Business Accounts Are Covered By FDIC Insurance, But Depending On Type Of Business Entity, They May Or May Not Boost Your Overall Coverage
Depending on business type, a business bank deposit account may or may not enjoy its own separate $250,000 FDIC limit apart from the individual's cap for single accounts. Because a sole proprietorship and the individual running it are regarded as one and the same for taxation and legal purposes, the FDIC treats sole proprietorships as single accounts for assessing the extent of FDIC coverage. Thus, opening a sole proprietorship business at the same bank as your consumer checking or savings account will not allow you to gain extra coverage.
Only partnerships, limited liability companies (LLC's), and corporations are able to qualify as separate ownership categories for additional FDIC insurance coverage. Because the FDIC regards certain business entities as separate ownership categories for FDIC insurance purposes, it is not uncommon for clever but sneaky business types to express interest at creating phantom, dummy businesses for the sole purpose of inflating FDIC limits. However, FDIC regulations expressly forbid this practice and stipulate that business accounts for partnerships, corporations, and other unincorporated associations need to be engaged in an "independent activity" such that the business is not engaged primarily in boosting FDIC insurance coverage.
Further Bank Account Diversification Strategies Using Multiple Banks To Increase FDIC Coverage
Because FDIC insurance coverage is offered for not only different account ownership categories, but also for different banking institutions, the recommendation by some pundits for high networth individuals is to spread one's assets among a multitude of banks. Because each bank offers its own set of bank failure protection limits by the FDIC, savvy account holders are often advised to sacrifice some of their deposits made at just a handful of high yielding banks for greater diversity by spreading it among a greater number of deposit institutions.

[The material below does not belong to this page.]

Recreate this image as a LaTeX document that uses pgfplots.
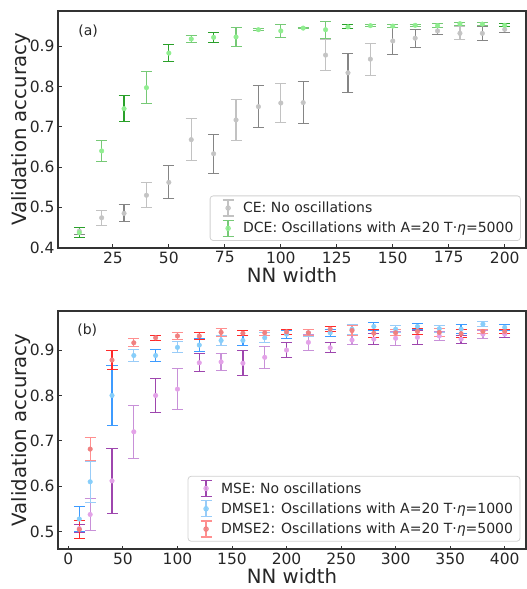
\documentclass[border=0pt]{standalone}
\usepackage{fontspec}
\setmainfont{DejaVu Sans}
\usepackage{pgfplots}
\pgfplotsset{compat=1.18}
\definecolor{txt}{HTML}{262626}
\definecolor{axc}{HTML}{333333}
\definecolor{cedark}{HTML}{858585}
\definecolor{celight}{HTML}{C2C2C2}
\definecolor{cemark}{HTML}{C4C4C4}
\definecolor{dcedark}{HTML}{2AA02A}
\definecolor{dcelight}{HTML}{76C976}
\definecolor{dcemark}{HTML}{90EE90}
\definecolor{msedark}{HTML}{9E46AE}
\definecolor{mselight}{HTML}{C890D8}
\definecolor{msemark}{HTML}{E3A2E8}
\definecolor{d1dark}{HTML}{3D9BFF}
\definecolor{d1light}{HTML}{99CCF8}
\definecolor{d1mark}{HTML}{87CEFA}
\definecolor{d2dark}{HTML}{FF2A2A}
\definecolor{d2light}{HTML}{FF8F8F}
\definecolor{d2mark}{HTML}{F08080}
\newcommand{\ebimg}[2]{%
  \path[draw=none,fill=none] (0bp,0bp) -- (26bp,0bp);
  \draw[#1, line width=1.3bp] (13bp,-8bp)--(13bp,8bp) (7.5bp,-8bp)--(18.5bp,-8bp) (7.5bp,8bp)--(18.5bp,8bp);
  \fill[#2] (13bp,0bp) circle (2.3bp);}
\pgfplotsset{
  myax/.style={
    scale only axis,
    axis line style={draw=axc, line width=1.2bp},
    tick style={draw=axc, line width=0.9bp},
    major tick length=3.5bp,
    tick align=inside,
    tick pos=left,
    /pgf/number format/assume math mode=true,
    every tick label/.append style={font=\fontsize{15.5bp}{18bp}\selectfont, text=txt},
    yticklabel style={/pgf/number format/.cd, fixed, precision=1, fixed zerofill},
    label style={font=\fontsize{19.7bp}{23bp}\selectfont, text=txt},
    ylabel style={at={(axis description cs:-0.0577,0.5)}, anchor=south, inner sep=0pt},
    legend style={font=\fontsize{14bp}{17bp}\selectfont, text=txt, draw=black!18, line width=0.8bp,
      rounded corners=3bp, fill=white, fill opacity=0.8, text opacity=1,
      inner xsep=5bp, inner ysep=3.5bp, row sep=3bp,
      /tikz/every even column/.append style={column sep=0bp}},
    legend cell align=left,
  },
  eb/.style n args={3}{only marks, color=#3, mark=*, mark size=2.3bp, mark options={solid, fill=#3, draw=#3},
    error bars/y dir=both, error bars/y explicit,
    error bars/error mark=|,
    error bars/error bar style={line width=1.3bp, draw=#1},
    error bars/error mark options={line width=1bp, draw=#1, mark size=5.5bp},
    legend image code/.code={\ebimg{#2}{#3}}},
}
\begin{document}
\begin{tikzpicture}
\useasboundingbox (0bp,0bp) rectangle (527bp,589bp);
% ---------------- panel (a)
\begin{axis}[myax,
  at={(58bp,341bp)}, anchor=south west,
  width=468bp, height=237bp,
  xmin=0.5, xmax=209.5, ymin=0.399, ymax=0.9875,
  xtick={25,50,...,200}, ytick={0.4,0.5,...,0.9},
  xlabel={NN width}, ylabel={Validation accuracy},
  xlabel style={at={(axis description cs:0.5,-0.1435)}, anchor=base},
  legend style={at={(0.989,0.03)}, anchor=south east},
]
\addplot[eb={cedark}{celight}{cemark}] table[x=x,y=y,y error=e,row sep=\\]{
x y e\\ 10 0.441 0.008\\ 30 0.485 0.021\\ 50 0.562 0.041\\ 70 0.633 0.049\\ 90 0.750 0.052\\
110 0.760 0.053\\ 130 0.834 0.049\\ 150 0.913 0.033\\ 160 0.920 0.022\\ 170 0.938 0.009\\
190 0.932 0.017\\ 200 0.942 0.008\\};
\addlegendentry{CE: No oscillations}
\addplot[eb={celight}{celight}{cemark}, forget plot] table[x=x,y=y,y error=e,row sep=\\]{
x y e\\ 20 0.474 0.018\\ 40 0.530 0.031\\ 60 0.668 0.052\\ 80 0.717 0.051\\ 100 0.759 0.049\\
120 0.878 0.039\\ 140 0.868 0.040\\ 180 0.932 0.016\\};
\addplot[eb={dcedark}{dcelight}{dcemark}] table[x=x,y=y,y error=e,row sep=\\]{
x y e\\ 10 0.437 0.013\\ 30 0.745 0.033\\ 50 0.883 0.022\\ 70 0.922 0.012\\ 130 0.948 0.005\\
200 0.952 0.004\\};
\addlegendentry{DCE: Oscillations with A=20 T·\textit{η}=5000}
\addplot[eb={dcelight}{dcelight}{dcemark}, forget plot] table[x=x,y=y,y error=e,row sep=\\]{
x y e\\ 20 0.640 0.026\\ 40 0.797 0.040\\ 60 0.918 0.009\\ 80 0.923 0.024\\ 90 0.941 0.003\\
100 0.938 0.016\\ 110 0.945 0.002\\ 120 0.941 0.021\\ 140 0.951 0.002\\ 150 0.950 0.003\\
160 0.952 0.003\\ 170 0.951 0.005\\ 180 0.956 0.004\\ 190 0.955 0.003\\};
\node[anchor=west, font=\fontsize{14bp}{16bp}\selectfont, text=txt, inner sep=0pt] at (axis description cs:0.043,0.916) {(a)};
\end{axis}
% ---------------- panel (b)
\begin{axis}[myax,
  at={(58bp,40bp)}, anchor=south west,
  width=468bp, height=238bp,
  xmin=-9.5, xmax=419.5, ymin=0.462, ymax=0.986,
  xtick={0,50,...,400}, ytick={0.5,0.6,...,0.9},
  xlabel={NN width}, ylabel={Validation accuracy},
  xlabel style={at={(axis description cs:0.5,-0.143)}, anchor=base},
  legend style={at={(0.988,0.031)}, anchor=south east},
]
\addplot[eb={msedark}{msedark}{msemark}] table[x=x,y=y,y error=e,row sep=\\]{
x y e\\ 10 0.507 0.008\\ 40 0.612 0.072\\ 80 0.800 0.038\\ 120 0.872 0.020\\ 160 0.871 0.028\\
200 0.900 0.017\\ 240 0.905 0.011\\ 280 0.924 0.012\\ 320 0.928 0.015\\ 360 0.924 0.009\\ 400 0.935 0.007\\};
\addlegendentry{MSE: No oscillations}
\addplot[eb={mselight}{msedark}{msemark}, forget plot] table[x=x,y=y,y error=e,row sep=\\]{
x y e\\ 20 0.538 0.036\\ 60 0.720 0.058\\ 100 0.814 0.045\\ 140 0.874 0.019\\ 180 0.884 0.024\\
220 0.917 0.018\\ 260 0.922 0.010\\ 300 0.926 0.015\\ 340 0.931 0.010\\ 380 0.935 0.009\\};
\addplot[eb={d1dark}{d1light}{d1mark}] table[x=x,y=y,y error=e,row sep=\\]{
x y e\\ 10 0.528 0.027\\ 40 0.800 0.065\\ 80 0.888 0.013\\ 120 0.911 0.015\\ 160 0.921 0.012\\
200 0.935 0.009\\ 240 0.938 0.008\\ 280 0.952 0.008\\ 320 0.952 0.007\\ 360 0.946 0.010\\ 400 0.950 0.007\\};
\addlegendentry{DMSE1: Oscillations with A=20 T·\textit{η}=1000}
\addplot[eb={d1light}{d1light}{d1mark}, forget plot] table[x=x,y=y,y error=e,row sep=\\]{
x y e\\ 20 0.610 0.045\\ 60 0.888 0.0125\\ 100 0.906 0.012\\ 140 0.921 0.010\\ 180 0.927 0.011\\
220 0.938 0.008\\ 260 0.946 0.011\\ 300 0.946 0.008\\ 340 0.947 0.008\\ 380 0.957 0.005\\};
\addplot[eb={d2dark}{d2light}{d2mark}] table[x=x,y=y,y error=e,row sep=\\]{
x y e\\ 10 0.505 0.020\\ 40 0.878 0.021\\ 80 0.927 0.006\\ 120 0.931 0.007\\ 160 0.937 0.006\\
200 0.940 0.005\\ 240 0.946 0.005\\ 280 0.937 0.009\\ 320 0.941 0.006\\ 360 0.936 0.009\\ 400 0.941 0.005\\};
\addlegendentry{DMSE2: Oscillations with A=20 T·\textit{η}=5000}
\addplot[eb={d2light}{d2light}{d2mark}, forget plot] table[x=x,y=y,y error=e,row sep=\\]{
x y e\\ 20 0.682 0.025\\ 60 0.916 0.009\\ 100 0.931 0.008\\ 140 0.939 0.009\\ 180 0.938 0.006\\
220 0.938 0.007\\ 260 0.943 0.010\\ 300 0.938 0.007\\ 340 0.939 0.009\\ 380 0.941 0.005\\};
\node[anchor=west, font=\fontsize{14bp}{16bp}\selectfont, text=txt, inner sep=0pt] at (axis description cs:0.041,0.92) {(b)};
\end{axis}
\end{tikzpicture}
\end{document}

Let's say you have $750,000 in a high yield savings account at HSBC Direct that you want to fully protect under the FDIC. If setting up joint accounts to boost FDIC coverage is not available to you as a viable option, you could instead open up accounts at say, Bank of America and Wachovia, shifting $250,000 into each of those two new savings accounts. Thus, your total $750,000 portfolio would now enjoy separate $250,000 FDIC coverages at three different banks. As I mentioned above, in such an event, you may actually want to consider breaking up the $750,000 into four total banks instead of just three to give yourself room to grow in interest and stay fully protected.
One alternative way to shift your banking assets among different banks without actually having to run around the neighborhood or Internet looking for new banks is to participate in a Certificate of Deposit Account Registry Service (CDARS). Banks that are members of the CDARS network do the leg work for you by breaking up CD deposits into smaller size chunks that are separately held at different participating network banks. However, your funds continue to enjoy a single point of access at your primary bank with one statement and one interest rate. The practice is rapidly growing in popularity and I highly recommend it as a wonderful and hassle free way to diversify your banking holdings for maximum FDIC protection. Here's a list of banks that participate in the CDARS network. One downside of using a CDARS bank is that they tend to be smaller, regional size community banks. Some people like smaller community banks, the type of place where everybody knows your name. However, I highly prefer mega-corporate size banks as they tend to resonate more stability and are better capitalized in my opinion. There are only a tiny handful of large institutional banks participating in the CDARS network at this time. Furthermore, because of the CDARS network fees that banks pay for each CDARS transaction (there is no fee to the customer), CDARS deposit account interest rates tend to be lower than that offered by more competitive non-CDARS banks.
However, if I had financial assets in the neighborhood of millions of dollars and account diversification was on my mind, it is unlikely I would be spending my time worrying about FDIC insurance limits. I would probably have the bulk of my money either invested in mutual funds, index funds, money market funds, or other broadly diversified investments that have never been known to actually fail. Frankly, I don't even think broadly diversified investment assets could ever technically fail - in the worst case scenario, they would simply gradually lose their stock value over time. Buying super secure assets like U.S. Treasury Bills and Treasury Bonds would be viable alternatives for high net worth individuals as well. While U.S. Treasury products are not FDIC insured, they are fully backed by the full faith and credit of the United States government. The federal government could simply print more money if financial Armageddon necessitated that course of action.